In Isabella Alden’s novel Twenty Minutes Late, young Caroline Bryant mistakenly takes a wrong train and ends up in a strange city far from home. Alone and afraid, she finds temporary shelter in the home of kindly Dr. Forsythe and his daughter Dorothy.

Meanwhile, Caroline’s family anxiously awaits her return. Her brother Ben meets every train at the station, hoping Caroline will be on it; and Caroline’s mother and sister Daisy watch the mail for a letter from Caroline, even as they prepare a celebratory meal to welcome her home:
And now it was nearing the hour when she ought in all reasonableness to be expected, if the day was to bring her. It had been a long, nervous one to get through with. The little family watched for the ten and three o’clock mails, half uncertain whether to hope for or to fear a letter; but when none arrived their hopes grew strong; even the mother allowed her heart to say, “The dear child must surely be coming today.”
Ben had announced, as he dashed in to report no letter in the three o’clock mail, that he should not come home again until he brought Line with him. “I shall go straight to the station from the office,” he announced gleefully; “and as soon as our four feet can bring us you may expect to see us walk in. Have your nose at the window-pane, Daisylinda, for Line will want to see it the first thing.”
When Isabella wrote that the family “watched for the ten and three o’clock mails,” she gave us a hint that the Bryant family lived in a rather large town themselves.
Twenty Minutes Late was published in 1893; at that time the United States Post Office provided “person-to-person delivery” of mail in most major cities.

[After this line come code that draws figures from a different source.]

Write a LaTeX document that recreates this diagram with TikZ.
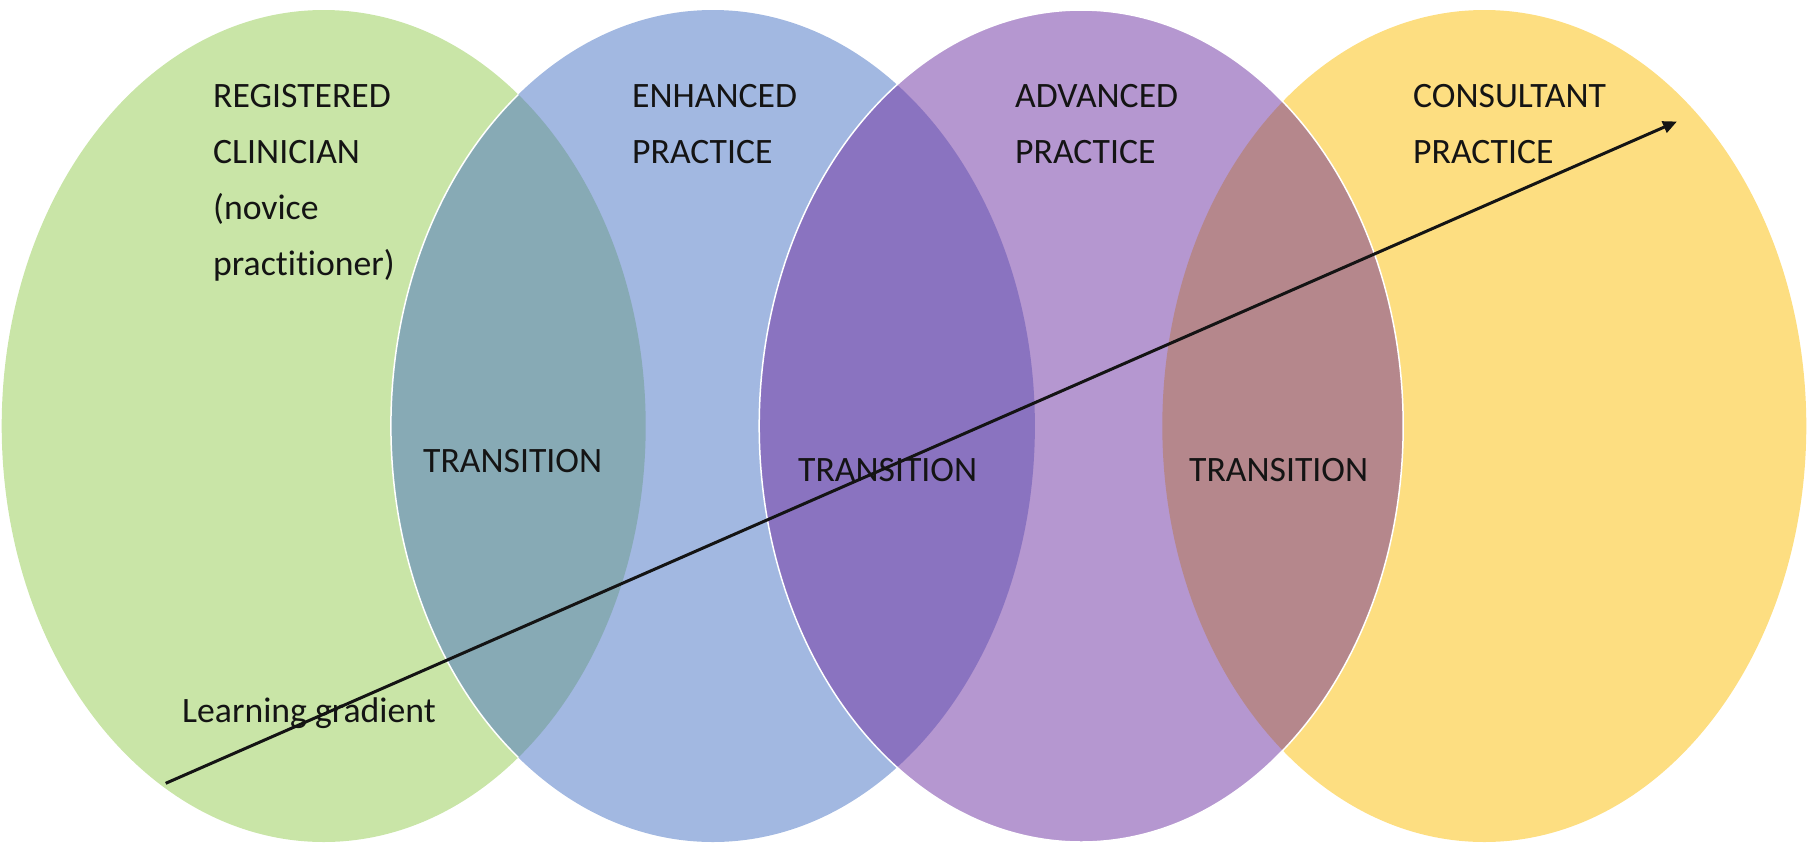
\documentclass[tikz,border=0pt]{standalone}
\usepackage{fontspec}
\setmainfont[Ligatures=NoCommon]{Carlito}
\usetikzlibrary{arrows.meta}
\definecolor{cgreen}{HTML}{C9E5A7}
\definecolor{cblue}{HTML}{A2B8E1}
\definecolor{cpurple}{HTML}{B597D0}
\definecolor{cyellow}{HTML}{FDDE81}
\definecolor{cteal}{HTML}{87AAB5}
\definecolor{cdpurple}{HTML}{8A73C0}
\definecolor{cmauve}{HTML}{B5878C}
\definecolor{ctext}{HTML}{141414}
\begin{document}
\begin{tikzpicture}[x=1pt,y=-1pt,
  lbl/.style={inner sep=0pt, anchor=base west, text=ctext, font=\fontsize{35.7}{42}\selectfont},
  ell/.style={x radius=322, y radius=416}]
\useasboundingbox (0,0) rectangle (1816,844);
% base fills
\fill[cgreen]  (323.7,426) ellipse [ell];
\fill[cblue]   (712.9,426) ellipse [ell];
\fill[cyellow] (1484.3,426) ellipse [ell];
\fill[cpurple] (1081.2,426) ellipse [ell];
% overlaps
\begin{scope}
  \clip (323.7,426) ellipse [ell];
  \fill[cteal] (712.9,426) ellipse [ell];
  \draw[white, line width=1.5] (712.9,426) ellipse [ell];
\end{scope}
\begin{scope}
  \clip (712.9,426) ellipse [ell];
  \fill[cdpurple] (1081.2,426) ellipse [ell];
\end{scope}
\begin{scope}
  \clip (1484.3,426) ellipse [ell];
  \fill[cmauve] (1081.2,426) ellipse [ell];
\end{scope}
\draw[white, line width=1.5] (1081.2,426) ellipse [ell];
% labels
\node[lbl] (reg1) at (213,107) {REGISTERED};
\node[lbl] (reg2) at (213,163) {CLINICIAN};
\node[lbl] (reg3) at (213,219) {(novice};
\node[lbl] (reg4) at (213,275) {practitioner)};
\node[lbl] (enh1) at (632,107) {ENHANCED};
\node[lbl] (enh2) at (632,163) {PRACTICE};
\node[lbl] (adv1) at (1015,107) {ADVANCED};
\node[lbl] (adv2) at (1015,163) {PRACTICE};
\node[lbl] (con1) at (1413,107) {CONSULTANT};
\node[lbl] (con2) at (1413,163) {PRACTICE};
\node[lbl] (tr1) at (423,472) {TRANSITION};
\node[lbl] (tr2) at (798,481) {TRANSITION};
\node[lbl] (tr3) at (1189,481) {TRANSITION};
\node[lbl] (learn) at (182,722) {Learning gradient};
% arrow
\coordinate (gstart) at (165.7,783.3);
\coordinate (gend) at (1677,121.5);
\draw[line width=3, ctext, -{Triangle[length=14, width=12]}] (gstart) -- (gend);
\end{tikzpicture}
\end{document}
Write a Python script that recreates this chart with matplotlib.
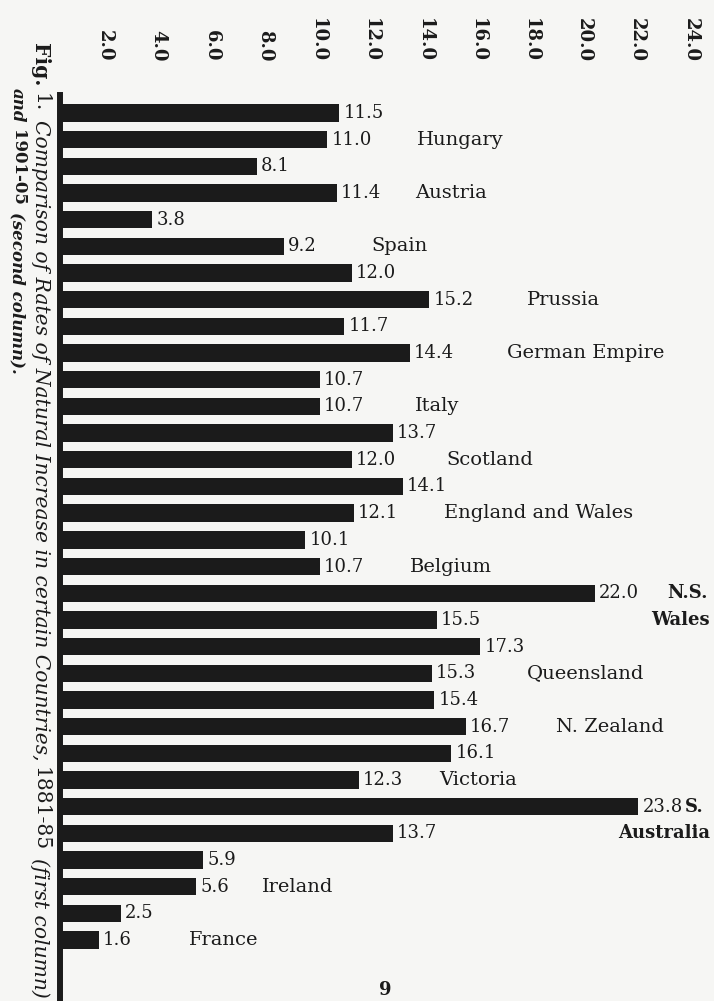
import matplotlib
matplotlib.use("Agg")
import matplotlib.pyplot as plt

# rates of natural increase, 1881-85 (first bar) and 1901-05 (second bar)
countries = ["Hungary", "Austria", "Spain", "Prussia", "German Empire", "Italy",
             "Scotland", "England and Wales", "Belgium", "N.S. Wales", "Queensland",
             "N. Zealand", "Victoria", "S. Australia", "Ireland", "France"]
rate_1881_85 = [11.5, 8.1, 3.8, 12.0, 11.7, 10.7, 13.7, 14.1, 10.1, 22.0,
                17.3, 15.4, 16.1, 23.8, 5.9, 2.5]
rate_1901_05 = [11.0, 11.4, 9.2, 15.2, 14.4, 10.7, 12.0, 12.1, 10.7, 15.5,
                15.3, 16.7, 12.3, 13.7, 5.6, 1.6]
scale_ticks = [2.0, 4.0, 6.0, 8.0, 10.0, 12.0, 14.0, 16.0, 18.0, 20.0, 22.0, 24.0]

# where the country names start (x in bar units); the two split names
# put their first word on the upper row and the rest flush right below
name_x = [14.7, 14.6, 12.8, 19.2, 18.4, 14.6, 15.9, 15.8, 14.4, 25.0,
          19.2, 20.4, 15.6, 25.7, 8.3, 5.3]
split_names = ["N.S. Wales", "S. Australia"]

ink = "#1b1b1b"
paper = "#f6f6f4"
serif = "DejaVu Serif"

W, H = 714, 1001
fig = plt.figure(figsize=(W / 100, H / 100), dpi=100)
fig.patch.set_facecolor(paper)

ax = fig.add_axes([60 / W, 0, 654 / W, 906 / H])
ax.set_facecolor(paper)

ys, vals = [], []
for i in range(len(countries)):
    ys += [2 * i, 2 * i + 1]
    vals += [rate_1881_85[i], rate_1901_05[i]]

ax.barh(ys, vals, height=0.65, color=ink)
ax.set_xlim(0, 654 / 24.3)
ax.set_ylim(31 + 61 / 26.68, -18 / 26.68)

for s in ["top", "right", "bottom"]:
    ax.spines[s].set_visible(False)
ax.spines["left"].set_linewidth(4.3)
ax.spines["left"].set_color(ink)
ax.set_xticks([])
ax.set_yticks([])

# value at the end of every bar
for y, v in zip(ys, vals):
    ax.annotate(f"{v:.1f}", (v, y), xytext=(3, 0), textcoords="offset points",
                va="center", ha="left", fontsize=13, family=serif, color=ink)

# country names
for i, name in enumerate(countries):
    if name in split_names:
        first, rest = name.split(" ", 1)
        ax.text(name_x[i], 2 * i, first, va="center", ha="left", fontsize=13,
                family=serif, fontweight="bold", color=ink)
        ax.text(0.994, 2 * i + 1, rest, va="center", ha="right", fontsize=13,
                family=serif, fontweight="bold", color=ink,
                transform=ax.get_yaxis_transform())
    else:
        ax.text(name_x[i], 2 * i + 1, name, va="center", ha="left", fontsize=14,
                family=serif, color=ink)

# printed scale along the top
ax2 = ax.twiny()
lo = 8 / 26.6
ax2.set_xlim(lo, lo + 654 / 26.6)
ax2.set_xticks(scale_ticks)
ax2.set_xticklabels([f"{t:.1f}" for t in scale_ticks], rotation=270,
                    fontsize=13, fontweight="bold", family=serif, color=ink)
ax2.tick_params(axis="x", length=0, pad=24)
for s in ax2.spines.values():
    s.set_visible(False)

# caption running down the left side, set piece by piece
line1 = [("Fig.", "normal", "bold"), ("1.", "normal", "normal"),
         ("Comparison of Rates of Natural Increase in certain Countries,", "italic", "normal"),
         ("1881-85", "normal", "normal"), ("(first column)", "italic", "normal")]
line2 = [("and", "italic", "bold"), ("1901-05", "normal", "bold"),
         ("(second column).", "italic", "bold")]

renderer = fig.canvas.get_renderer()
for pieces, x, top, size in [(line1, 40, H - 43, 14.6), (line2, 17, H - 88, 12)]:
    y = top
    for txt, style, weight in pieces:
        t = fig.text(x / W, y / H, txt, rotation=270, ha="center", va="top",
                     fontsize=size, family=serif, style=style, fontweight=weight,
                     color=ink)
        bb = t.get_window_extent(renderer)
        y = bb.y0 - 7

fig.text(385 / W, 2 / H, "9", ha="center", va="bottom", fontsize=13,
         family=serif, fontweight="bold", color=ink)

fig.savefig("out.png", dpi=100, facecolor=paper)
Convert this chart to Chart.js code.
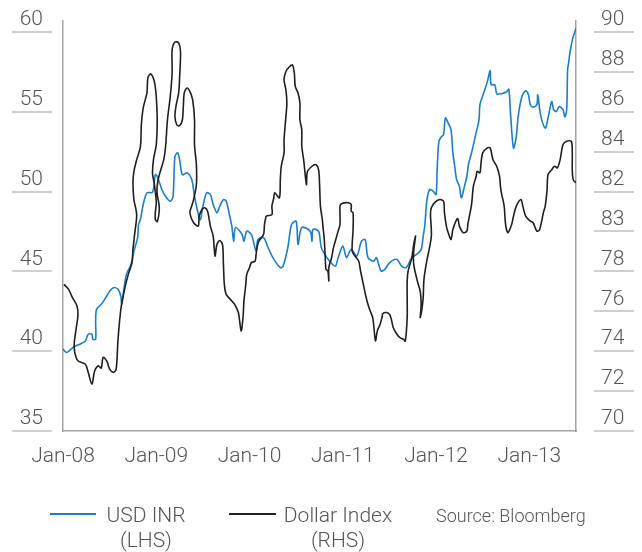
<!DOCTYPE html>
<html>
<head>
<meta charset="utf-8">
<script src="https://cdn.jsdelivr.net/npm/chart.js@4/dist/chart.umd.min.js"></script>
<style>
  html, body { margin: 0; padding: 0; background: #ffffff; }
  #wrap { position: relative; width: 642px; height: 552px; overflow: hidden; }
  #c { position: absolute; left: 0; top: 0; }
  .lg { position: absolute; font-family: Roboto, "Liberation Sans", sans-serif; font-weight: 300; color: #555; }
  .sw { position: absolute; height: 2px; }
</style>
</head>
<body>
<div id="wrap">
  <canvas id="c" width="642" height="552"></canvas>
  <div class="sw" style="left:50px;top:513px;width:46px;background:#1b7fc8;"></div>
  <div class="lg" style="left:96px;top:503px;width:100px;text-align:center;font-size:21px;line-height:25px;">USD INR<br>(LHS)</div>
  <div class="sw" style="left:229px;top:513px;width:47px;background:#222;"></div>
  <div class="lg" style="left:280px;top:503px;width:116px;text-align:center;font-size:21px;line-height:25px;">Dollar Index<br>(RHS)</div>
  <div class="lg" style="left:436px;top:504px;font-size:18px;line-height:23px;white-space:nowrap;">Source: Bloomberg</div>
</div>
<script>
// ---- tick labels ----
const xTickLabels = ["Jan-08", "Jan-09", "Jan-10", "Jan-11", "Jan-12", "Jan-13"];
const leftTickLabels = ["35", "40", "45", "50", "55", "60"];
const rightTickLabels = ["70", "72", "74", "76", "78", "83", "82", "84", "86", "88", "90"];

// ---- USD INR (LHS): time in years since Jan-08, value ----
const usdInrT = [0.00,0.04,0.11,0.18,0.24,0.27,0.31,0.32,0.35,0.35,0.36,0.41,0.47,0.50,0.54,0.59,0.62,0.63,0.65,0.68,
  0.73,0.76,0.80,0.81,0.83,0.86,0.90,0.96,0.99,1.01,1.06,1.10,1.15,1.18,1.20,1.23,1.25,1.28,1.33,1.38,
  1.41,1.47,1.50,1.54,1.58,1.61,1.65,1.68,1.72,1.75,1.78,1.81,1.83,1.85,1.92,1.94,1.97,2.02,2.07,2.09,
  2.15,2.20,2.25,2.33,2.36,2.41,2.45,2.50,2.52,2.56,2.65,2.67,2.68,2.74,2.77,2.83,2.86,2.92,2.95,3.00,
  3.04,3.09,3.15,3.20,3.24,3.27,3.33,3.36,3.41,3.45,3.50,3.58,3.63,3.68,3.74,3.79,3.84,3.86,3.88,3.90,
  3.93,3.97,4.00,4.01,4.03,4.06,4.08,4.10,4.13,4.16,4.18,4.20,4.22,4.25,4.27,4.30,4.33,4.35,4.38,4.42,
  4.46,4.47,4.51,4.55,4.58,4.59,4.63,4.65,4.70,4.76,4.78,4.80,4.83,4.86,4.88,4.92,4.96,4.99,5.01,5.04,
  5.08,5.09,5.12,5.17,5.20,5.24,5.26,5.29,5.32,5.36,5.38,5.40,5.41,5.42,5.44,5.47,5.50];
const usdInrV = [40.13,39.92,40.25,40.44,40.64,41.06,41.06,40.75,40.75,41.88,42.63,42.94,43.46,43.75,43.98,43.88,43.44,42.94,43.77,44.81,
  45.44,46.27,47.11,47.94,48.25,49.19,49.92,49.96,51.06,50.96,50.13,49.69,49.39,49.71,52.21,52.42,52.00,51.06,51.17,50.75,
  49.71,48.25,49.08,49.92,49.81,49.19,48.67,49.08,49.50,49.39,48.67,47.83,46.89,47.75,47.31,46.89,47.52,47.31,46.27,47.00,
  47.11,46.48,45.86,45.23,45.33,46.48,47.94,48.14,46.69,47.75,47.52,46.89,47.63,47.52,46.48,45.86,45.64,45.33,45.86,46.58,
  45.86,46.38,45.96,46.89,47.00,45.86,45.64,45.86,45.02,45.13,45.54,45.75,45.33,45.23,45.86,46.06,46.38,47.11,47.94,49.39,
  50.13,50.02,49.81,51.17,53.14,53.46,53.56,54.61,54.29,53.88,52.42,51.58,50.75,50.33,49.61,50.23,50.96,51.79,52.42,53.46,
  54.50,55.44,56.17,56.89,57.58,56.69,56.69,56.13,56.13,56.27,56.42,54.71,52.73,53.46,54.71,55.96,56.31,56.06,55.44,55.29,
  55.44,56.06,54.81,53.98,54.61,55.64,55.13,55.02,55.33,55.13,54.67,55.13,57.63,58.04,58.88,59.71,60.23];

// ---- Dollar Index (RHS): time in years since Jan-08, value (trace as drawn, incl. loops) ----
const dxyT = [0.01,0.06,0.10,0.15,0.16,0.14,0.12,0.13,0.16,0.24,0.27,0.31,0.34,0.38,0.41,0.43,0.47,0.50,0.54,0.57,
  0.59,0.62,0.66,0.70,0.74,0.75,0.77,0.79,0.76,0.75,0.76,0.79,0.83,0.84,0.86,0.90,0.91,0.94,0.98,1.00,
  1.01,1.00,0.97,0.96,0.98,1.00,0.99,0.99,1.01,1.03,1.03,1.01,1.01,1.03,1.08,1.10,1.12,1.15,1.17,1.17,
  1.20,1.24,1.26,1.25,1.24,1.21,1.20,1.22,1.25,1.28,1.29,1.30,1.33,1.36,1.39,1.41,1.41,1.43,1.43,1.40,
  1.38,1.36,1.40,1.45,1.46,1.49,1.52,1.55,1.58,1.61,1.63,1.65,1.68,1.71,1.72,1.73,1.75,1.81,1.84,1.88,
  1.91,1.93,1.94,1.96,1.97,2.00,2.02,2.06,2.07,2.08,2.10,2.15,2.16,2.17,2.18,2.24,2.24,2.26,2.27,2.32,
  2.33,2.34,2.37,2.37,2.39,2.40,2.39,2.37,2.39,2.43,2.46,2.48,2.49,2.52,2.54,2.54,2.56,2.56,2.58,2.61,
  2.62,2.67,2.71,2.74,2.75,2.76,2.78,2.79,2.80,2.81,2.82,2.84,2.85,2.85,2.88,2.90,2.93,2.95,2.97,2.97,
  2.99,3.06,3.09,3.09,3.11,3.11,3.10,3.13,3.17,3.19,3.22,3.25,3.28,3.32,3.33,3.35,3.37,3.40,3.42,3.43,
  3.47,3.50,3.52,3.54,3.58,3.61,3.65,3.67,3.69,3.69,3.69,3.70,3.74,3.76,3.78,3.76,3.76,3.80,3.83,3.84,
  3.83,3.86,3.87,3.90,3.93,3.95,3.94,3.95,3.99,4.04,4.08,4.09,4.11,4.13,4.16,4.18,4.23,4.25,4.29,4.33,
  4.34,4.38,4.40,4.43,4.44,4.47,4.48,4.50,4.55,4.58,4.61,4.65,4.68,4.69,4.70,4.73,4.74,4.75,4.77,4.81,
  4.83,4.86,4.91,4.93,4.96,5.01,5.04,5.08,5.11,5.15,5.17,5.19,5.20,5.24,5.27,5.30,5.33,5.36,5.40,5.45,
  5.46,5.46,5.47,5.50];
const dxyV = [77.35,77.10,76.70,76.27,75.80,75.10,74.35,73.85,73.52,73.35,72.94,72.35,73.02,73.27,73.15,73.69,73.50,73.10,72.94,73.10,
  74.60,76.10,77.10,77.85,78.44,79.10,79.94,80.85,81.60,82.45,83.00,83.60,84.25,85.35,86.20,86.95,87.70,87.90,87.50,86.75,
  85.60,84.35,83.60,82.90,82.35,81.45,80.95,80.60,80.50,80.95,81.35,81.85,82.30,82.80,83.60,84.27,85.60,86.77,87.94,89.10,
  89.50,89.45,89.00,87.70,86.95,86.25,85.75,85.35,85.30,85.60,86.25,86.95,87.19,87.02,86.60,85.60,84.35,83.35,82.35,81.60,
  81.27,80.94,80.44,80.27,80.77,81.10,81.19,81.02,80.27,79.77,78.77,79.35,79.55,79.35,78.35,77.35,76.85,76.52,76.35,75.94,
  75.02,75.69,76.52,77.35,77.85,78.19,78.44,78.52,78.85,79.19,79.52,79.85,80.35,80.60,80.77,80.85,81.27,81.69,81.94,81.69,
  82.60,83.27,83.94,84.60,85.77,86.44,87.10,87.60,88.02,88.27,88.35,87.94,87.27,86.94,86.44,85.60,85.10,84.27,83.60,82.35,
  83.00,83.27,83.35,83.10,82.44,81.27,80.60,80.10,79.69,78.85,78.10,78.02,77.52,78.19,78.69,79.19,79.69,80.02,80.35,81.27,
  81.40,81.44,81.35,81.02,80.94,80.10,79.02,78.77,78.52,78.02,77.35,76.69,76.19,75.69,75.35,74.52,75.02,75.35,75.69,75.89,
  75.94,75.85,75.60,75.19,74.85,74.69,74.60,74.50,75.69,76.70,77.52,78.02,78.69,79.35,79.77,79.00,78.35,77.50,77.00,76.35,
  75.69,76.60,77.60,78.52,79.20,79.85,80.85,81.20,81.47,81.60,81.52,80.94,80.27,79.94,79.60,80.10,80.65,80.27,79.94,80.02,
  80.35,81.35,82.27,82.77,83.02,82.94,83.35,83.94,84.19,84.19,83.60,83.27,82.77,82.27,81.94,81.27,80.60,80.20,79.94,80.35,
  80.77,81.27,81.60,81.27,80.77,80.52,80.44,80.02,80.10,80.94,81.27,82.10,82.85,83.10,83.27,83.19,83.60,84.35,84.52,84.52,
  83.94,83.10,82.60,82.44];

const usdInrData = usdInrT.map((t, i) => ({ x: t, y: usdInrV[i] }));
const dxyData = dxyT.map((t, i) => ({ x: t, y: dxyV[i] }));

const TEXT = '#555555';
const AXIS = '#a3a3a3';
const FONT = { family: 'Roboto, "Liberation Sans", sans-serif', size: 21, weight: 300 };

function noPad(s) { s.paddingTop = 0; s.paddingBottom = 0; }

const underlinePlugin = {
  id: 'underlines',
  afterDraw(chart) {
    const ctx = chart.ctx;
    ctx.save();
    ctx.strokeStyle = '#cfcfcf';
    ctx.lineWidth = 2;
    const yl = chart.scales.yL, yr = chart.scales.yR;
    yl.ticks.forEach(t => {
      const y = Math.round(yl.getPixelForValue(t.value));
      ctx.beginPath(); ctx.moveTo(yl.left + 12, y); ctx.lineTo(yl.left + 52, y); ctx.stroke();
    });
    yr.ticks.forEach(t => {
      const y = Math.round(yr.getPixelForValue(t.value));
      ctx.beginPath(); ctx.moveTo(yr.left + 18, y); ctx.lineTo(yr.left + 58, y); ctx.stroke();
    });
    ctx.restore();
  }
};

new Chart(document.getElementById('c'), {
  type: 'scatter',
  data: {
    datasets: [
      { label: 'Dollar Index (RHS)', data: dxyData, yAxisID: 'yR', showLine: true,
        borderColor: '#1f1f1f', borderWidth: 1.6, pointRadius: 0, tension: 0.3, fill: false },
      { label: 'USD INR (LHS)', data: usdInrData, yAxisID: 'yL', showLine: true,
        borderColor: '#1b7fc8', borderWidth: 1.6, pointRadius: 0, tension: 0.3, fill: false }
    ]
  },
  options: {
    responsive: false,
    devicePixelRatio: 1,
    animation: false,
    layout: { padding: { top: 21, left: 0, right: 0, bottom: 0 } },
    plugins: { legend: { display: false }, tooltip: { enabled: false } },
    scales: {
      x: {
        type: 'linear', position: 'bottom', min: 0, max: 5.5,
        afterFit(s) { s.height = 121; s.paddingLeft = 0; s.paddingRight = 0; },
        grid: { display: false, drawTicks: false },
        border: { display: true, color: AXIS, width: 1.5 },
        ticks: { stepSize: 1, includeBounds: false, color: TEXT, font: FONT, padding: 13, maxRotation: 0, autoSkip: false,
          callback: (v) => xTickLabels[Math.round(v)] }
      },
      yL: {
        type: 'linear', position: 'left', min: 35, max: 60.6875,
        afterFit(s) { s.width = 63; noPad(s); },
        grid: { display: false, drawTicks: false },
        border: { display: true, color: AXIS, width: 1.5 },
        ticks: { stepSize: 5, includeBounds: false, color: TEXT, font: FONT, padding: 20, crossAlign: 'center', labelOffset: -12,
          callback: (v) => leftTickLabels[Math.round((v - 35) / 5)] }
      },
      yR: {
        type: 'linear', position: 'right', min: 70, max: 90.55,
        afterFit(s) { s.width = 66; noPad(s); },
        grid: { display: false, drawTicks: false },
        border: { display: true, color: AXIS, width: 1.5 },
        ticks: { stepSize: 2, includeBounds: false, color: TEXT, font: FONT, padding: 25, crossAlign: 'center', labelOffset: -12,
          callback: (v) => rightTickLabels[Math.round((v - 70) / 2)] }
      }
    }
  },
  plugins: [underlinePlugin]
});
</script>
</body>
</html>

“Person-to-Person delivery” meant that mail carriers delivered mail into their customers’ hands . . . literally. If a customer didn’t answer the carrier’s knock, ring or whistle, the carrier kept the customer’s mail in his satchel until the next trip.
By 1914 city mail carriers spent up to an hour a day waiting at doors, trying to complete person-to-person deliveries. That changed in 1923, when all city customers were required to provide mail slots or receptacles in order to receive mail.

Mail was delivered Monday through Saturday. The number of daily deliveries varied by city.
In 1905 letter carriers employed at New York City’s main post office made nine daily deliveries to businesses and homes.

By contrast, customers in St. Paul, Minnesota received mail once a day, depending on which area of the city they resided.

With that kind of delivery schedule, it wasn’t unusual for local mail to be delivered from one part of the city to another within hours of being sent.
Replies to letters traveled at the same speed. “By return mail” was an often used phrase—especially in business letters—requesting an immediate response in time for the next scheduled delivery that day. (Miss Webster used the phrase in Chapter 23 of Miss Dee Dunmore Bryant.)

Although the number of daily deliveries in large cities changed over the years, the U.S. Postal Service maintained this hectic delivery pace until the 1950s, when they finally limited the number of deliveries in residential areas to one per day “in the interest of economy.” For the most part, multiple daily deliveries to businesses ended in the 1970s.
As you read Isabella’s stories, you’ll see that some of her characters wrote quick letters that they wanted to have “ready for the early mail.”
Other times her characters listened for the postman’s whistle, which signaled the arrival of “the morning mail,” or “the ten o’clock mail,” or even “the next mail.”
Isabella’s novels and short stories are little testaments to the fact that there was once a time when the U.S. Postal Service delivered letters, bills, newspapers, greeting cards, catalogs, and advertisements with impressive speed and accuracy—without the aid of Zip Codes, automation, and computers.

What do you think? Do you know anyone who works for the U.S. Postal Service? How would you like your mail carrier to personally hand-deliver your mail to you?